I’ve been to “big city” symphonies and ballets. Bozeman’s ballet and symphony compare well. I love Bozeman’s own Music Row of clubs, pubs and bars offering everything from hip hop to country.  I’m glad to have so many choices now. Poetry and book readings abound, and the Museum of the Rockies is world class. Bozeman is a mini slice of anything a Seattle or San Francisco or any other big city can offer.

Growing up, we cowboys clashed with the hippies. Now my city friends and I dispute environmental issues and land use. We take sides over wolves and grizzlies. I remember when the only Grizzlies that concerned us were from Missoula! Recreational access is more limited, but I still cut a Christmas tree near Battle Ridge last year. It was a childhood revisitation for me and a new experience for my wife who moved here from Philadelphia. Perhaps that tells it best. Bozeman is a motley mix of people from all over, managing to get along.

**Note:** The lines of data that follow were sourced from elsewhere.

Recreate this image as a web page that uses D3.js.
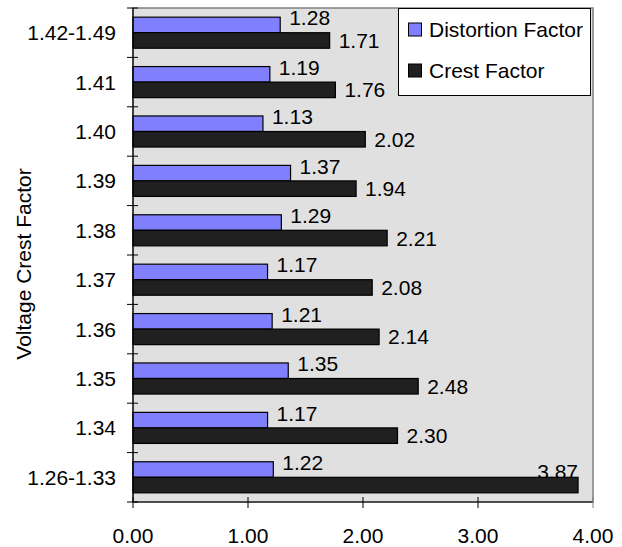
<!DOCTYPE html>
<html>
<head>
<meta charset="utf-8">
<script src="https://cdn.jsdelivr.net/npm/d3@7/dist/d3.min.js"></script>
<style>
  html, body { margin: 0; padding: 0; background: #fff; }
  svg { display: block; font-family: "Liberation Sans", Arial, sans-serif; }
</style>
</head>
<body>
<svg id="chart" width="622" height="547"></svg>
<script>
// Categories, top to bottom
const categories = ["1.42-1.49", "1.41", "1.40", "1.39", "1.38", "1.37", "1.36", "1.35", "1.34", "1.26-1.33"];
const seriesNames = ["Distortion Factor", "Crest Factor"];
const distortionFactor = [1.28, 1.19, 1.13, 1.37, 1.29, 1.17, 1.21, 1.35, 1.17, 1.22];
const crestFactor = [1.71, 1.76, 2.02, 1.94, 2.21, 2.08, 2.14, 2.48, 2.30, 3.87];
const xTicks = [0, 1, 2, 3, 4];
const yTitle = "Voltage Crest Factor";

const seriesValues = [distortionFactor, crestFactor];
const seriesColors = ["#8080ff", "#202020"];

const svg = d3.select("#chart");
const plot = { left: 133, right: 593, top: 8, bottom: 502 };
const fontSize = 21;

const x = d3.scaleLinear().domain([0, 4]).range([plot.left, plot.right]);
const y = d3.scaleBand().domain(categories).range([plot.top, plot.bottom]).padding(0);
const sub = d3.scaleBand().domain(seriesNames).range([0, y.bandwidth()])
  .paddingInner(0).paddingOuter(0.59);

// Plot background and border
svg.append("rect")
  .attr("x", plot.left).attr("y", plot.top)
  .attr("width", plot.right - plot.left).attr("height", plot.bottom - plot.top)
  .attr("fill", "#e0e0e0").attr("stroke", "#808080").attr("stroke-width", 1.5);

// Flatten data
const rows = [];
categories.forEach((c, i) => {
  seriesNames.forEach((s, j) => {
    rows.push({ cat: c, series: s, value: seriesValues[j][i], color: seriesColors[j], idx: j });
  });
});

// Value labels (drawn beneath the bars so an inside-end label tucks under its bar)
const labelGap = 9;
const labels = svg.append("g").attr("font-size", fontSize).attr("fill", "#000");
rows.forEach(d => {
  const top = y(d.cat) + sub(d.series);
  const mid = top + sub.bandwidth() / 2;
  const txt = d.value.toFixed(2);
  const t = labels.append("text").text(txt);
  const w = t.node().getComputedTextLength();
  const xe = x(d.value);
  if (xe + labelGap + w > plot.right) {
    t.attr("x", xe).attr("y", top + 2).attr("text-anchor", "end");
  } else {
    const cy = d.idx === 0 ? mid - 7 : mid;
    t.attr("x", xe + labelGap).attr("y", cy).attr("dy", "0.36em");
  }
});

// Bars
svg.append("g").selectAll("rect").data(rows).join("rect")
  .attr("x", x(0))
  .attr("y", d => y(d.cat) + sub(d.series))
  .attr("width", d => x(d.value) - x(0))
  .attr("height", sub.bandwidth())
  .attr("fill", d => d.color)
  .attr("stroke", "#000").attr("stroke-width", 1.2);

// Y axis: line with crossing ticks at category boundaries
const yAxis = svg.append("g");
yAxis.append("line")
  .attr("x1", plot.left).attr("x2", plot.left)
  .attr("y1", plot.top).attr("y2", plot.bottom)
  .attr("stroke", "#000").attr("stroke-width", 1.2);
const bounds = categories.map(c => y(c)).concat([plot.bottom]);
yAxis.selectAll("line.tick").data(bounds).join("line").attr("class", "tick")
  .attr("x1", plot.left - 6).attr("x2", plot.left + 5)
  .attr("y1", d => d).attr("y2", d => d)
  .attr("stroke", "#000").attr("stroke-width", 1);
yAxis.selectAll("text").data(categories).join("text")
  .attr("x", 116).attr("y", d => y(d) + y.bandwidth() / 2)
  .attr("dy", "0.36em").attr("text-anchor", "end")
  .attr("font-size", fontSize).text(d => d);

// X axis: line with crossing ticks
const xAxis = svg.append("g");
xAxis.append("line")
  .attr("x1", plot.left).attr("x2", plot.right)
  .attr("y1", plot.bottom).attr("y2", plot.bottom)
  .attr("stroke", "#000").attr("stroke-width", 1.2);
xAxis.selectAll("line.tick").data(xTicks).join("line").attr("class", "tick")
  .attr("x1", d => x(d)).attr("x2", d => x(d))
  .attr("y1", plot.bottom - 5).attr("y2", plot.bottom + 6)
  .attr("stroke", d => d === 4 ? "#808080" : "#000").attr("stroke-width", 1);
xAxis.selectAll("text").data(xTicks).join("text")
  .attr("x", d => x(d)).attr("y", 535)
  .attr("dy", "0.36em").attr("text-anchor", "middle")
  .attr("font-size", fontSize).text(d => d.toFixed(2));

// Axis title
svg.append("text")
  .attr("transform", "translate(23,264) rotate(-90)")
  .attr("dy", "0.36em").attr("text-anchor", "middle")
  .attr("font-size", fontSize).text(yTitle);

// Legend
const legend = svg.append("g");
legend.append("rect")
  .attr("x", 398.5).attr("y", 8.5).attr("width", 192).attr("height", 87)
  .attr("fill", "#fff").attr("stroke", "#000").attr("stroke-width", 1);
const legendRows = [29.5, 70.5];
seriesNames.forEach((s, i) => {
  legend.append("rect")
    .attr("x", 408.5).attr("y", legendRows[i] - 6.5).attr("width", 13).attr("height", 13)
    .attr("fill", seriesColors[i]).attr("stroke", "#000").attr("stroke-width", 1);
  legend.append("text")
    .attr("x", 429).attr("y", legendRows[i]).attr("dy", "0.36em")
    .attr("font-size", fontSize).text(s);
});
</script>
</body>
</html>
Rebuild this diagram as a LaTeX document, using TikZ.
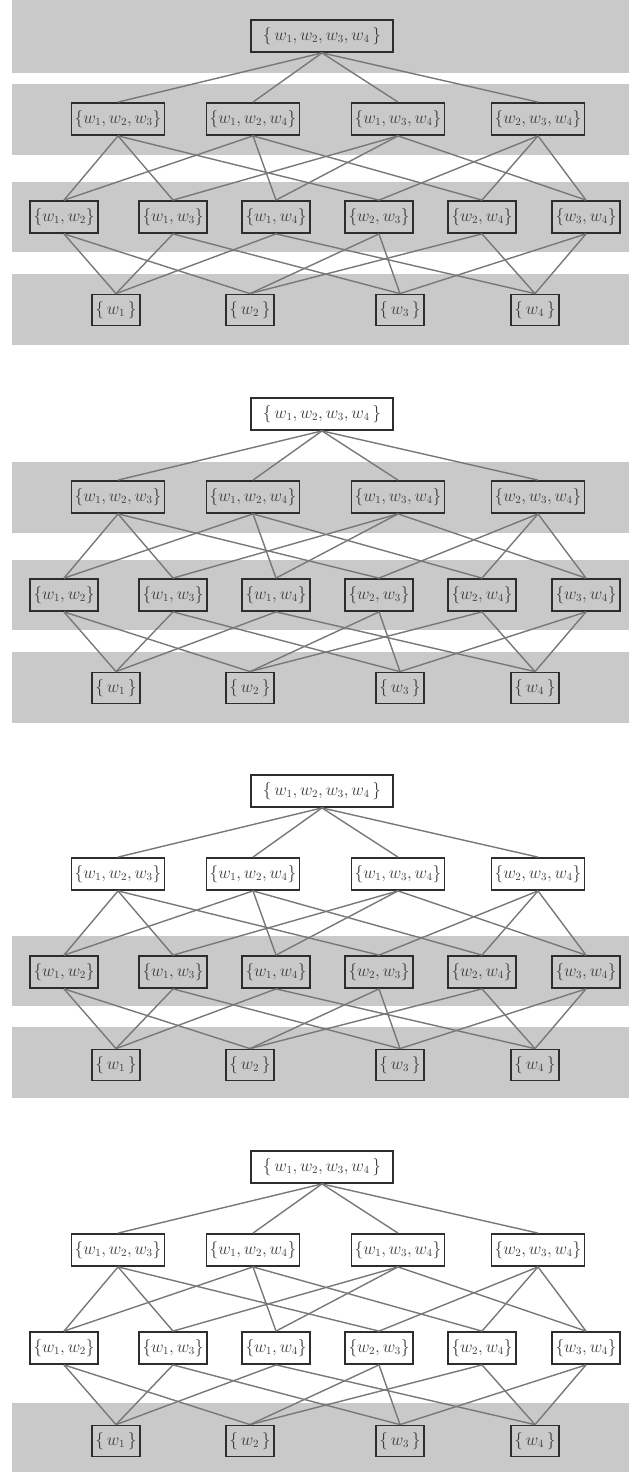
\documentclass[tikz,border=0pt]{standalone}
\definecolor{bandgray}{RGB}{201,201,201}
\definecolor{linegray}{RGB}{120,120,120}
\definecolor{boxgray}{RGB}{45,45,45}
\definecolor{textgray}{RGB}{60,60,60}
\tikzset{
  band/.style={fill=bandgray, draw=none},
  setbox/.style={draw=boxgray, line width=1.8pt, inner sep=0pt, minimum height=32pt,
    text=textgray, font=\fontsize{16}{18}\selectfont},
  link/.style={draw=linegray, line width=1.4pt},
}
\newcommand\lattice[2]{%
  \node[setbox, minimum width=142pt] (#1-1234) at (322,#2) {$\{\,w_1, w_2, w_3, w_4\,\}$};
  \node[setbox, minimum width=93pt] (#1-123) at (118,#2+83) {$\{w_1, w_2, w_3\}$};
  \node[setbox, minimum width=93pt] (#1-124) at (253,#2+83) {$\{w_1, w_2, w_4\}$};
  \node[setbox, minimum width=93pt] (#1-134) at (398,#2+83) {$\{w_1, w_3, w_4\}$};
  \node[setbox, minimum width=93pt] (#1-234) at (538,#2+83) {$\{w_2, w_3, w_4\}$};
  \node[setbox, minimum width=68pt] (#1-12) at (64,#2+181) {$\{w_1, w_2\}$};
  \node[setbox, minimum width=68pt] (#1-13) at (173,#2+181) {$\{w_1, w_3\}$};
  \node[setbox, minimum width=68pt] (#1-14) at (276,#2+181) {$\{w_1, w_4\}$};
  \node[setbox, minimum width=68pt] (#1-23) at (379,#2+181) {$\{w_2, w_3\}$};
  \node[setbox, minimum width=68pt] (#1-24) at (482,#2+181) {$\{w_2, w_4\}$};
  \node[setbox, minimum width=68pt] (#1-34) at (586,#2+181) {$\{w_3, w_4\}$};
  \node[setbox, minimum width=48pt, minimum height=31pt] (#1-1) at (116,#2+274) {$\{\,w_1\,\}$};
  \node[setbox, minimum width=48pt, minimum height=31pt] (#1-2) at (250,#2+274) {$\{\,w_2\,\}$};
  \node[setbox, minimum width=48pt, minimum height=31pt] (#1-3) at (400,#2+274) {$\{\,w_3\,\}$};
  \node[setbox, minimum width=48pt, minimum height=31pt] (#1-4) at (535,#2+274) {$\{\,w_4\,\}$};
  \foreach \a/\b in {1234/123,1234/124,1234/134,1234/234,
      123/12,123/13,123/23, 124/12,124/14,124/24, 134/13,134/14,134/34, 234/23,234/24,234/34,
      12/1,12/2, 13/1,13/3, 14/1,14/4, 23/2,23/3, 24/2,24/4, 34/3,34/4}
    \draw[link] (#1-\a.south) -- (#1-\b.north);
}
\begin{document}
\begin{tikzpicture}[x=1pt,y=-1pt]
\useasboundingbox (0,0) rectangle (643,1472);
% panel 1 bands (T=36)
\fill[band] (12,0) rectangle (629,73);
\fill[band] (12,84) rectangle (629,155);
\fill[band] (12,182) rectangle (629,252);
\fill[band] (12,274) rectangle (629,345);
% panel 2 bands (T=414)
\fill[band] (12,462) rectangle (629,533);
\fill[band] (12,560) rectangle (629,630);
\fill[band] (12,652) rectangle (629,723);
% panel 3 bands (T=791)
\fill[band] (12,936) rectangle (629,1006);
\fill[band] (12,1027) rectangle (629,1098);
% panel 4 band (T=1167)
\fill[band] (12,1403) rectangle (629,1472);
\lattice{p1}{36}
\lattice{p2}{414}
\lattice{p3}{791}
\lattice{p4}{1167}
\end{tikzpicture}
\end{document}
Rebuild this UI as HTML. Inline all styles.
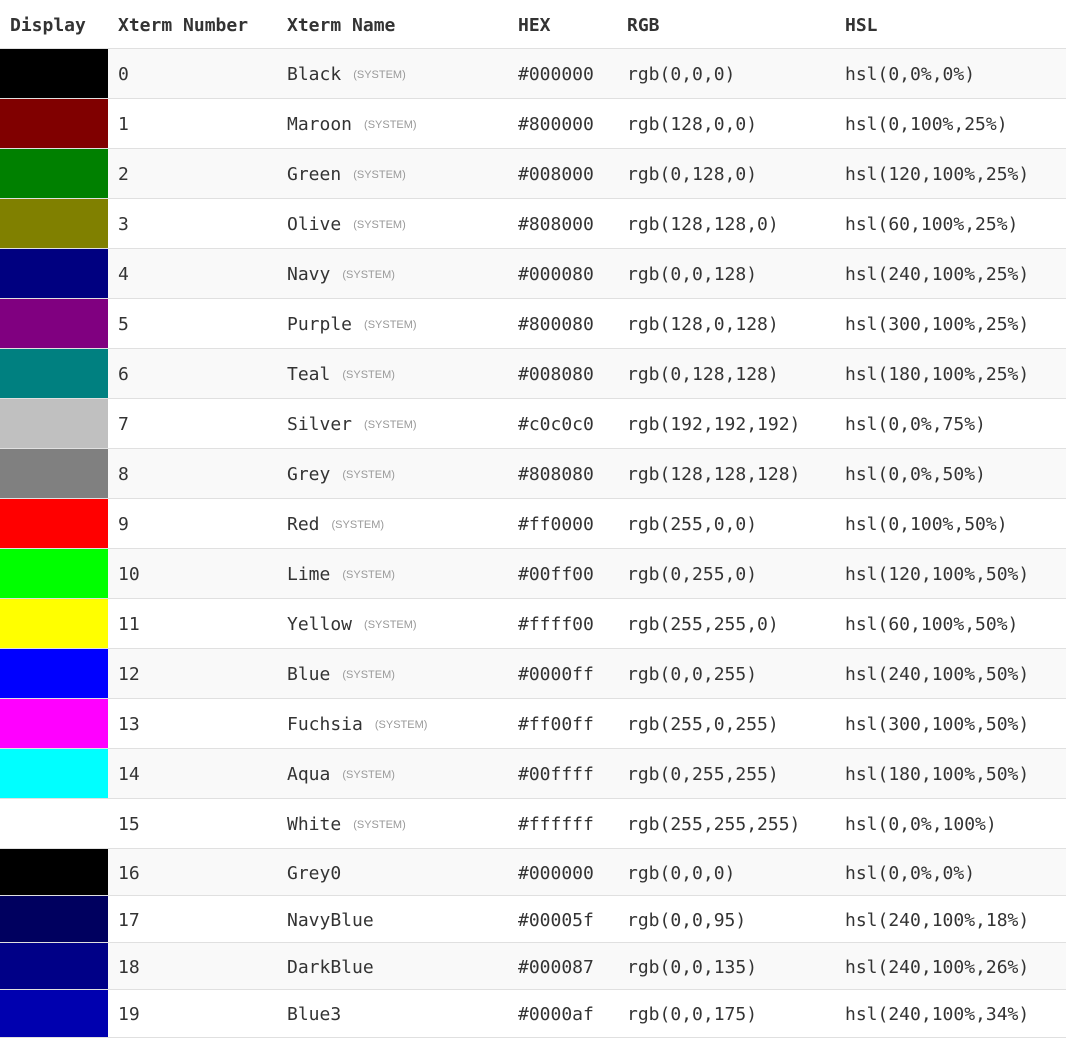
<!DOCTYPE html>
<html><head><meta charset="utf-8">
<style>
body{margin:0;width:1066px;height:1037px;overflow:hidden;background:#fff;font-family:"DejaVu Sans Mono","Liberation Mono",monospace;color:#333;font-size:18px}
.r{position:absolute;left:0;width:1066px;box-sizing:border-box;border-bottom:1px solid #e0e0e0}
.c{position:absolute;top:0;height:100%;display:flex;align-items:center;white-space:pre;box-sizing:border-box;padding-top:2px}
.sw{left:0;width:108px;padding:0}
.hd .c{font-weight:bold;padding-top:3px}
.sys{font-family:"Liberation Sans",sans-serif;font-size:11px;color:#999;margin-left:12px}
</style></head><body>
<div id="t"></div>
<script>
const names=["Black","Maroon","Green","Olive","Navy","Purple","Teal","Silver","Grey","Red","Lime","Yellow","Blue","Fuchsia","Aqua","White","Grey0","NavyBlue","DarkBlue","Blue3"];
const hexes=["#000000","#800000","#008000","#808000","#000080","#800080","#008080","#c0c0c0","#808080","#ff0000","#00ff00","#ffff00","#0000ff","#ff00ff","#00ffff","#ffffff","#000000","#00005f","#000087","#0000af"];
const rgbs=["rgb(0,0,0)","rgb(128,0,0)","rgb(0,128,0)","rgb(128,128,0)","rgb(0,0,128)","rgb(128,0,128)","rgb(0,128,128)","rgb(192,192,192)","rgb(128,128,128)","rgb(255,0,0)","rgb(0,255,0)","rgb(255,255,0)","rgb(0,0,255)","rgb(255,0,255)","rgb(0,255,255)","rgb(255,255,255)","rgb(0,0,0)","rgb(0,0,95)","rgb(0,0,135)","rgb(0,0,175)"];
const hsls=["hsl(0,0%,0%)","hsl(0,100%,25%)","hsl(120,100%,25%)","hsl(60,100%,25%)","hsl(240,100%,25%)","hsl(300,100%,25%)","hsl(180,100%,25%)","hsl(0,0%,75%)","hsl(0,0%,50%)","hsl(0,100%,50%)","hsl(120,100%,50%)","hsl(60,100%,50%)","hsl(240,100%,50%)","hsl(300,100%,50%)","hsl(180,100%,50%)","hsl(0,0%,100%)","hsl(0,0%,0%)","hsl(240,100%,18%)","hsl(240,100%,26%)","hsl(240,100%,34%)"];
const headers=["Display","Xterm Number","Xterm Name","HEX","RGB","HSL"];
const colX=[10,118,287,518,627,845];
const t=document.getElementById('t');
function cell(row,x,text,name){const c=document.createElement('div');c.className='c';c.style.left=x+'px';c.textContent=text;


row.appendChild(c);return c;}
const h=document.createElement('div');h.className='r hd';h.style.top='0px';h.style.height='50px';h.style.borderBottom='2px solid #e0e0e0';


headers.forEach((s,i)=>cell(h,colX[i],s,'header-'+s.toLowerCase().replace(/ /g,'-')));
t.appendChild(h);
let y=50;
names.forEach((n,i)=>{
  const sys=i<16;const ht=sys?50:(i==19?48:47);
  const r=document.createElement('div');r.className='r';r.style.top=(y-1)+'px';r.style.height=ht+'px';
  r.style.background=i%2==0?'#f9f9f9':'#fff';
  
  
  const sw=document.createElement('div');sw.className='c sw';sw.style.background=hexes[i];
  
  
  r.appendChild(sw);
  cell(r,colX[1],String(i),'xterm-number');
  const nc=cell(r,colX[2],n,'xterm-name');
  if(sys){const s=document.createElement('span');s.className='sys';s.textContent='(SYSTEM)';
  
  
  nc.appendChild(s);}
  cell(r,colX[3],hexes[i],'hex-value');
  cell(r,colX[4],rgbs[i],'rgb-value');
  cell(r,colX[5],hsls[i],'hsl-value');
  t.appendChild(r);y+=ht;
});
</script>
</body></html>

People still wave when their vehicles pass each other on rural roads, but the rig is as likely to be a Subaru as a pickup truck nowadays. Greetings are still genuinely friendly in local stores. Bozeman has become a larger place in a smaller world without losing small town niceties.

Home for me for many years was wherever I hung my hat. When asked though, I always proudly proclaimed I was from Montana, a native. Those things that draw others here are what brought me back home as well. We’re here for the quality of life. The trout are fewer and more elusive but still strike hard if you know where to cast. Wilderness places where I camped alone have turned into houses and ski runs. It’s still easy, however, to get away from town, and the beauty of Bozeman’s mountain surroundings remains to take my breath away. The view from my window looks darn good. I am glad to be home.